Terminal lakes are highly susceptible to climate change impacts since water that enters through precipitation, runoff, and groundwater must be balanced with water that leaves through evaporation. A change in this equation can lead to a decline in elevation, which can be tragic for the ecosystem, particularly if the closed basin is shallow. Great Salt Lake faces many threats that will impact the volume of water in the depression of the Bonneville Basin where it resides. If the lake’s level declines, salinity increases, and wetlands are altered. Salinity is a driver of microbial diversity and, as this foundation of the ecosystem is altered, so will be the rest of the food web, affecting large numbers of avian migrators along the Pacific and Central fly-ways.

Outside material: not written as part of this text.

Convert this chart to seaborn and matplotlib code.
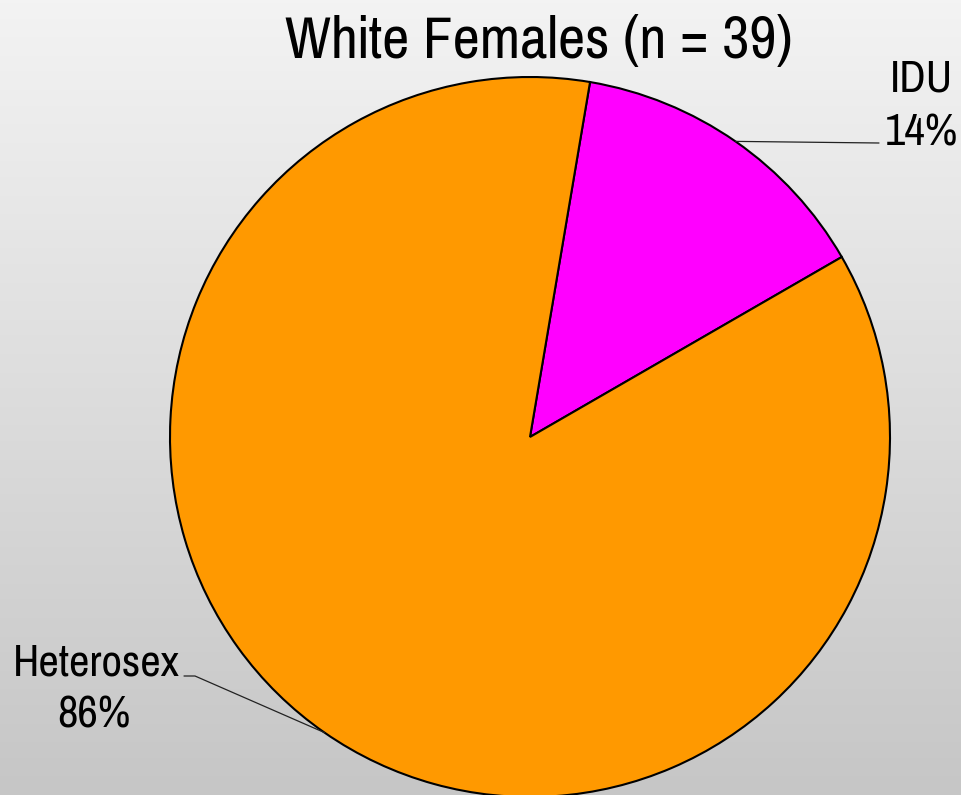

Human population growth and water diversions for agriculture have put a strain on Great Salt Lake, resulting in a terminal lake whose trajectory is downward in surface area. How might anthropogenic climate change impact this scenario? Alterations in temperature can influence the timing of snowmelt and change evapotranspiration. As temperatures increase and droughts persist, climate change will amplify the decline in lake elevation, creating more dust from the exposed lakebed. Dust blowing into inhabited valleys will worsen air quality with particulates and may be laden with the pollutants collected by the lake. Early melting of the snowpack in the Wasatch Mountains due to higher temperatures would be further impacted as airborne dust from the dry shorelines is deposited during storms and can reduce the albedo of snow, altering groundwater recharge of the watershed. The current status of Great Salt Lake, with no water rights of its own and increasing pressures for water use upstream, does not bode well for the survival of this critical ecosystem given climate change predictions for the southwestern United States.